“最重要的还是得拍,拍自己想拍的东西。也得继续学习如何去避免边缘化,得努力学会去走这个平衡木,在观众和电影之间,如何最大化地实现这种平衡。但说到底,这一切不做怎么知道呢?所以还是要拍自己想拍的东西,继续做下去。”
《少女哪吒》讲的是90年代初安徽小城里的一对平凡女孩的成长故事。导演李霄峰和故事里女主人公是同龄人,却远远找来美国画家爱德华·霍普(Edward Hopper)的明亮冷硬给电影定调子。“传统与现代之间的,线条就很硬,环境很亮,但却还是人和人之间哪儿都不挨着的孤独。”那些细腻还原的时代旧景,大如学校、宿舍、筒子楼,小至台灯、饭盒、钢笔,也都是棱角分明的曾经时代的“美学”。延伸到电影语言,直来直去的剪辑,利落穿插的梦呓和想象,拍的虽是往事,丝毫没有轻飘如烟。时空相隔的残酷青春物语,却有说不出的沉静力道,真打在心上,足让人动容感怀。
真有所谓口碑电影的话,《少女哪吒》或是一例。前法国《电影手册》主编让·米歇尔·傅东形容,“令人惊讶,十分大胆”;知名文化评论家乔纳森赞之为“一曲反抗者之歌”;金马奖执委会执行长闻天祥认为《少女哪吒》是“凡俗中的惊喜”。当然更不用说圈内那些知名电影人、明星的鼎力相帮,甚至慷慨包场。
自然还有电影节的奖项、提名。李霄峰自己更津津乐道的反而是那些电影节普通观众的反应。纽约的亚美电影节上,因为满场的上座率,电影节官方还办了一个映后派对,电影人和观众都在影院的酒吧里面聊“哪吒”,李霄峰很惊讶,这些金发碧眼的外国人,对这样一个故事的接受程度比国内的还要高。在俄罗斯的哈林电影节,也是映后见面,有个同样三十来岁的女人冲过来说,电影里的90年代的少女故事,让她想起了自己的90年代,在她的国家里,也是那时候起,人们发生了变化。

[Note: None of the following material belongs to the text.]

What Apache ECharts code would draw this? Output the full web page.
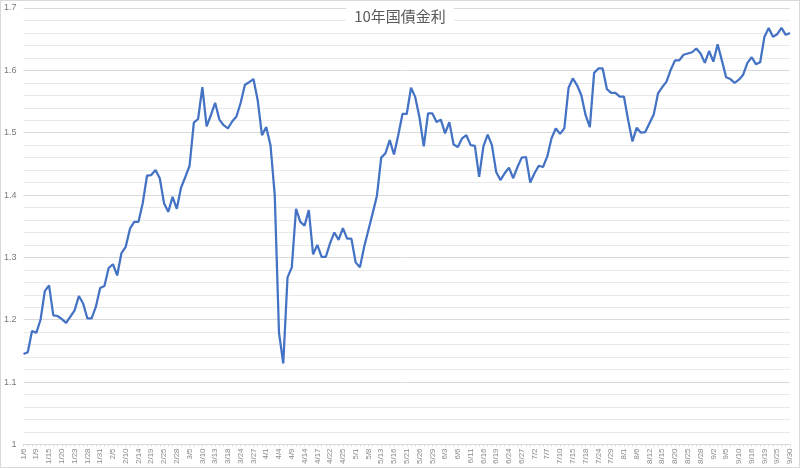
<!DOCTYPE html>
<html>
<head>
<meta charset="utf-8">
<script src="https://cdn.jsdelivr.net/npm/echarts@6/dist/echarts.min.js"></script>
<style>
  html, body { margin: 0; padding: 0; background: #fff; }
  #main { width: 800px; height: 468px; box-sizing: border-box; border: 1px solid #d9d9d9; }
</style>
</head>
<body>
<div id="main"></div>
<script>
// business days, 2025/1/6 - 9/30
var dates = [
  '1/6','1/7','1/8','1/9','1/10','1/14','1/15','1/16','1/17','1/20','1/21','1/22','1/23','1/24','1/27','1/28','1/29','1/30','1/31',
  '2/3','2/4','2/5','2/6','2/7','2/10','2/12','2/13','2/14','2/17','2/18','2/19','2/20','2/21','2/25','2/26','2/27','2/28',
  '3/3','3/4','3/5','3/6','3/7','3/10','3/11','3/12','3/13','3/14','3/17','3/18','3/19','3/21','3/24','3/25','3/26','3/27','3/28','3/31',
  '4/1','4/2','4/3','4/4','4/7','4/8','4/9','4/10','4/11','4/14','4/15','4/16','4/17','4/18','4/21','4/22','4/23','4/24','4/25','4/28','4/30',
  '5/1','5/2','5/7','5/8','5/9','5/12','5/13','5/14','5/15','5/16','5/19','5/20','5/21','5/22','5/23','5/26','5/27','5/28','5/29','5/30',
  '6/2','6/3','6/4','6/5','6/6','6/9','6/10','6/11','6/12','6/13','6/16','6/17','6/18','6/19','6/20','6/23','6/24','6/25','6/26','6/27','6/30',
  '7/1','7/2','7/3','7/4','7/7','7/8','7/9','7/10','7/11','7/14','7/15','7/16','7/17','7/18','7/22','7/23','7/24','7/25','7/28','7/29','7/30','7/31',
  '8/1','8/4','8/5','8/6','8/7','8/8','8/12','8/13','8/14','8/15','8/18','8/19','8/20','8/21','8/22','8/25','8/26','8/27','8/28','8/29',
  '9/1','9/2','9/3','9/4','9/5','9/8','9/9','9/10','9/11','9/12','9/16','9/17','9/18','9/19','9/22','9/24','9/25','9/26','9/29','9/30'
];

// 10年国債金利 (%)
var yields = [
  1.145,1.148,1.182,1.179,1.200,1.246,1.255,1.207,1.206,1.201,1.195,1.205,1.215,1.238,1.226,1.202,1.202,1.221,1.251,
  1.254,1.283,1.289,1.271,1.307,1.317,1.346,1.357,1.357,1.387,1.431,1.432,1.440,1.427,1.387,1.373,1.397,1.378,
  1.412,1.429,1.447,1.516,1.522,1.573,1.510,1.528,1.548,1.521,1.512,1.507,1.518,1.526,1.548,1.577,1.581,1.586,1.552,1.496,
  1.509,1.480,1.400,1.179,1.130,1.268,1.284,1.378,1.357,1.351,1.376,1.305,1.320,1.301,1.301,1.323,1.340,1.328,1.347,1.330,1.330,
  1.292,1.284,1.317,1.344,1.371,1.399,1.460,1.467,1.488,1.465,1.496,1.530,1.530,1.572,1.557,1.524,1.478,1.531,1.531,1.517,
  1.521,1.499,1.517,1.481,1.477,1.491,1.496,1.480,1.479,1.429,1.478,1.497,1.480,1.437,1.424,1.435,1.444,1.427,1.445,1.460,1.461,
  1.420,1.435,1.447,1.445,1.462,1.491,1.507,1.498,1.507,1.572,1.587,1.576,1.560,1.528,1.509,1.596,1.603,1.603,1.570,1.564,1.564,1.558,
  1.558,1.520,1.486,1.508,1.500,1.501,1.515,1.529,1.563,1.573,1.582,1.601,1.616,1.616,1.625,1.627,1.629,1.635,1.627,1.612,
  1.631,1.614,1.642,1.616,1.589,1.586,1.580,1.585,1.593,1.612,1.621,1.610,1.613,1.654,1.668,1.654,1.658,1.668,1.657,1.660
];

var yMin = 1, yMax = 1.7, yStep = 0.1;

var chart = echarts.init(document.getElementById('main'));
chart.setOption({
  animation: false,
  backgroundColor: '#fff',
  title: {
    text: '10年国債金利',
    left: 'center',
    top: 3,
    padding: [5, 8],
    backgroundColor: '#fff',
    textStyle: {
      fontSize: 15,
      fontWeight: 'normal',
      color: '#595959',
      fontFamily: '"Noto Sans CJK JP", sans-serif'
    }
  },
  grid: { left: 22, right: 9, top: 7, bottom: 22 },
  xAxis: {
    type: 'category',
    data: dates,
    boundaryGap: false,
    axisLine: { lineStyle: { color: '#d9d9d9' } },
    axisTick: { show: true, interval: 0, length: 2, lineStyle: { color: '#d9d9d9' } },
    axisLabel: { interval: 2, rotate: 90, fontSize: 8, color: '#8a8a8a', margin: 4 },
    splitLine: { show: false }
  },
  yAxis: {
    type: 'value',
    min: yMin,
    max: yMax,
    interval: yStep,
    axisLine: { show: false },
    axisTick: { show: false },
    axisLabel: { fontSize: 9, color: '#7a7a7a', margin: 7 },
    splitLine: { lineStyle: { color: '#d9d9d9' } },
    minorTick: { show: false, splitNumber: 5 },
    minorSplitLine: { show: true, lineStyle: { color: '#e9e9e9' } }
  },
  series: [{
    name: '10年国債金利',
    type: 'line',
    data: yields,
    showSymbol: false,
    lineStyle: { color: '#4472C4', width: 2.25 },
    itemStyle: { color: '#4472C4' }
  }]
});
</script>
</body>
</html>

事实上,“哪吒”的故事改编自绿妖的同名小说,因半自传的故事基底,因而时代地域特征鲜明至极。最初打动李霄峰的是绿妖的故事叙事本身,冷静平淡的语气之下,炽烈热忱燃烧着的内核:青春。比如交一个相知至深的朋友,也只是几句似是而非的傻话,交换一个心里的秘密,前后用不了一分钟的时间。“不管男孩女孩,小的时候似乎都是这样,只是渐渐我们就把这一套本能的热忱忘记了,换上社会的一套规则和方法,然后变成别人一样,就长大了,青春这件事就结束了,但其实人的一生都不该忘记这种热忱。”
在李霄峰的眼里,《少女哪吒》是上好的电影题材。首先它有灵魂的人物。那么多电影在讲如何塑造人物,学做人物的前提,恨不得从幼儿园说到18岁。为什么要做这些?李霄峰说:“我觉得就是因为人物没有灵魂,所以才要做大量的这样的东西,就好像捏泥人一样你要捏出这泥人来。这个问题小说里已经解决了,两个女孩鲜明而剔透,而且故事里的人物关系,内在而结实,灵魂之间的那种连接也达到了。”